__Exercise prompt__:
Print the lines of the listing below verbatim from its first line through the line bearing "75.0, 77.8, 80.6, 83.3, 83.3]". Any pictures are to be omitted.

□ □ □ □ □ □ □

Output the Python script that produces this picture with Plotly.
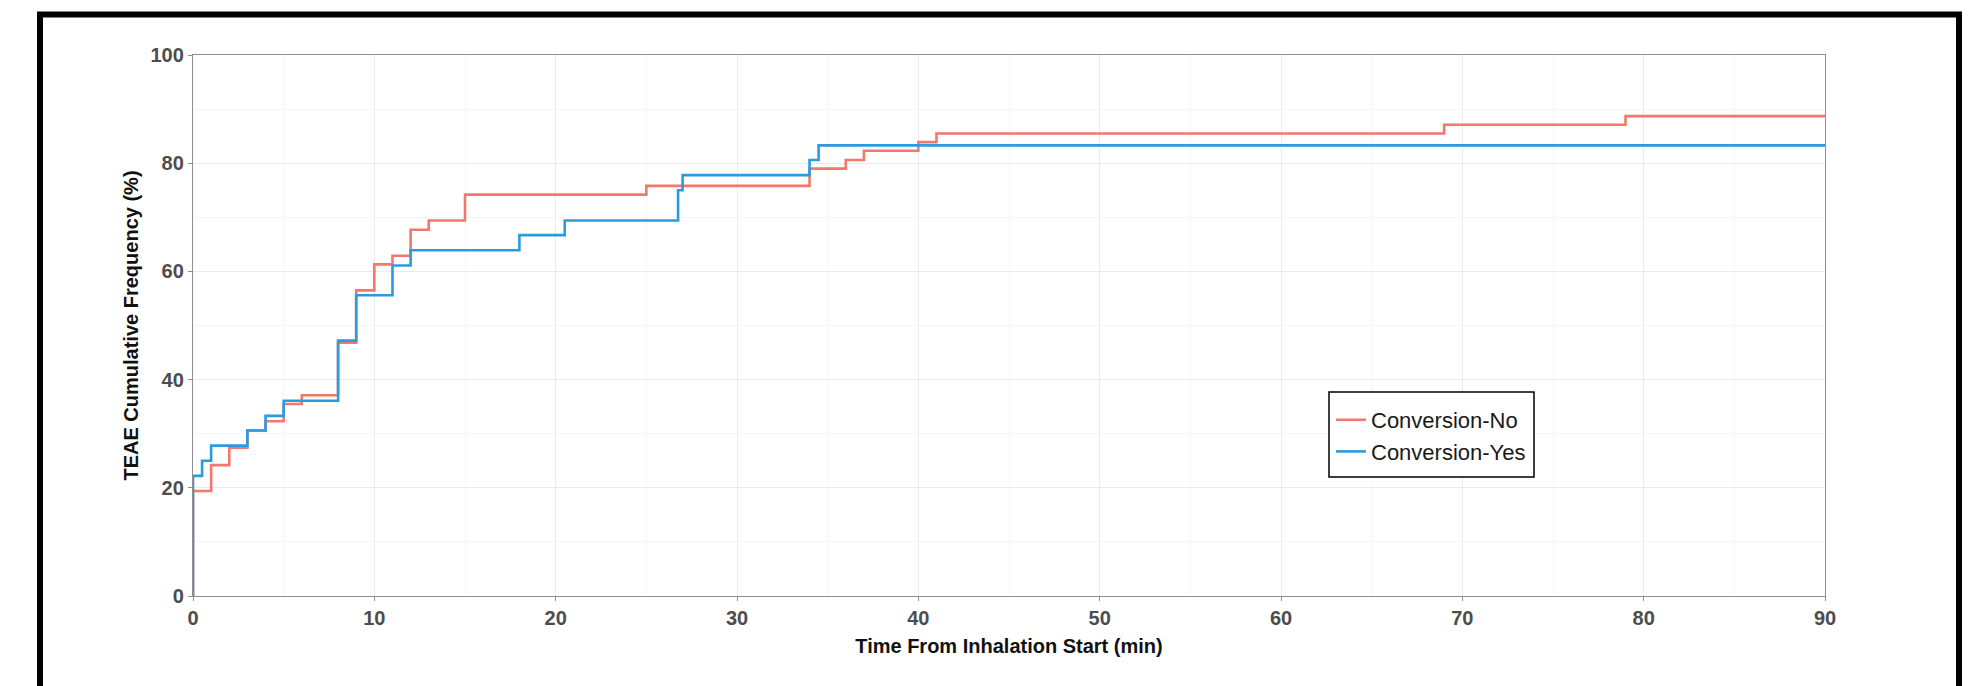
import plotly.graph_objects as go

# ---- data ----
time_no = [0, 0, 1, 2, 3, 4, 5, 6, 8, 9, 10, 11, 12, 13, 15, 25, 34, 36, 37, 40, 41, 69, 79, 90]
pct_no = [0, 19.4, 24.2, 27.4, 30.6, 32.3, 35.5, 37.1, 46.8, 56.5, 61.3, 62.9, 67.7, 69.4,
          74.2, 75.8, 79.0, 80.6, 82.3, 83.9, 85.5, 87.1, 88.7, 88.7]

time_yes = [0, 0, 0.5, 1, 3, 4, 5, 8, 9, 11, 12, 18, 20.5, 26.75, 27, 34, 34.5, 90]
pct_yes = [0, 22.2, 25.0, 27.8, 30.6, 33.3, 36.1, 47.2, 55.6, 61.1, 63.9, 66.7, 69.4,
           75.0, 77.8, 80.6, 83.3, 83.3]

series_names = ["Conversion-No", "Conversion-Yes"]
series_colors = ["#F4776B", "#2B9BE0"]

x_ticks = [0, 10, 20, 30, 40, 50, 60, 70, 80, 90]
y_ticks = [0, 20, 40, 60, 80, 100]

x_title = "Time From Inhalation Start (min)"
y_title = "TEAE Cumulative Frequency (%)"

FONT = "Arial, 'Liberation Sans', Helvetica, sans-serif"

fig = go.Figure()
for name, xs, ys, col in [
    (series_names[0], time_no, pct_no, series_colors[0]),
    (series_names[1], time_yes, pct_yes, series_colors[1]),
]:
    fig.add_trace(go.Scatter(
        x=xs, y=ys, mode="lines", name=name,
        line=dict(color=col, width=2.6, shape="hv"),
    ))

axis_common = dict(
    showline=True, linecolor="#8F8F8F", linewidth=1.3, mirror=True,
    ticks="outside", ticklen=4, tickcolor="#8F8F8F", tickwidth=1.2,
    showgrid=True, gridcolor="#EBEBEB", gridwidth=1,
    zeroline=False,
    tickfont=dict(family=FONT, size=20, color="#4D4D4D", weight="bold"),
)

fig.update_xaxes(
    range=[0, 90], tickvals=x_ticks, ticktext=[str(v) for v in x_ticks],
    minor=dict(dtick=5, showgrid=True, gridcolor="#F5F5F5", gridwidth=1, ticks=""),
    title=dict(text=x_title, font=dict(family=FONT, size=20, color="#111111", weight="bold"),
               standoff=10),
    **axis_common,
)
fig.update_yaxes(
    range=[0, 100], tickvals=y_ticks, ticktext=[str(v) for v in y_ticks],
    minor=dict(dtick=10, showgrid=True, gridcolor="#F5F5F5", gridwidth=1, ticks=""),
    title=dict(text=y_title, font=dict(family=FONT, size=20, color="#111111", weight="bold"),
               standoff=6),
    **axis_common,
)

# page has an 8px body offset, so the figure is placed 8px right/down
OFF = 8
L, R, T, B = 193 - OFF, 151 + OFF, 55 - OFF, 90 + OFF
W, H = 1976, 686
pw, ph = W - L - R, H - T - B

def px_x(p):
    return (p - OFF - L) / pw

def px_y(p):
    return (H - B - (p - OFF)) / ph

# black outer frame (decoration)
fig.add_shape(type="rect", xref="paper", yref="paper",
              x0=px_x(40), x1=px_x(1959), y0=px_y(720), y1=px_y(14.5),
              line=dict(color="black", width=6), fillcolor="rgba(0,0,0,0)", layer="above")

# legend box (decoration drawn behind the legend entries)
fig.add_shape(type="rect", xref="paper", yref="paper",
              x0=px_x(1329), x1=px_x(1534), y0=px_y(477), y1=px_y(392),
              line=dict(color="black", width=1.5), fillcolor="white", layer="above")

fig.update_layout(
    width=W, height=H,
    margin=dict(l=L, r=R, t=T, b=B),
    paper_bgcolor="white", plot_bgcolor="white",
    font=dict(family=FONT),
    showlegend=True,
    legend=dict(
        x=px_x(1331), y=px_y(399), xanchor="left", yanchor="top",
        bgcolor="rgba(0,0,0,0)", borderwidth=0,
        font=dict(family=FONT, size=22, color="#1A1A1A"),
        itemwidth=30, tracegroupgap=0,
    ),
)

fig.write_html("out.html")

□ □ □ □ □ □ □

__Task response__:
Output the Python script that produces this picture with Plotly.
import plotly.graph_objects as go

# ---- data ----
time_no = [0, 0, 1, 2, 3, 4, 5, 6, 8, 9, 10, 11, 12, 13, 15, 25, 34, 36, 37, 40, 41, 69, 79, 90]
pct_no = [0, 19.4, 24.2, 27.4, 30.6, 32.3, 35.5, 37.1, 46.8, 56.5, 61.3, 62.9, 67.7, 69.4,
          74.2, 75.8, 79.0, 80.6, 82.3, 83.9, 85.5, 87.1, 88.7, 88.7]

time_yes = [0, 0, 0.5, 1, 3, 4, 5, 8, 9, 11, 12, 18, 20.5, 26.75, 27, 34, 34.5, 90]
pct_yes = [0, 22.2, 25.0, 27.8, 30.6, 33.3, 36.1, 47.2, 55.6, 61.1, 63.9, 66.7, 69.4,
           75.0, 77.8, 80.6, 83.3, 83.3]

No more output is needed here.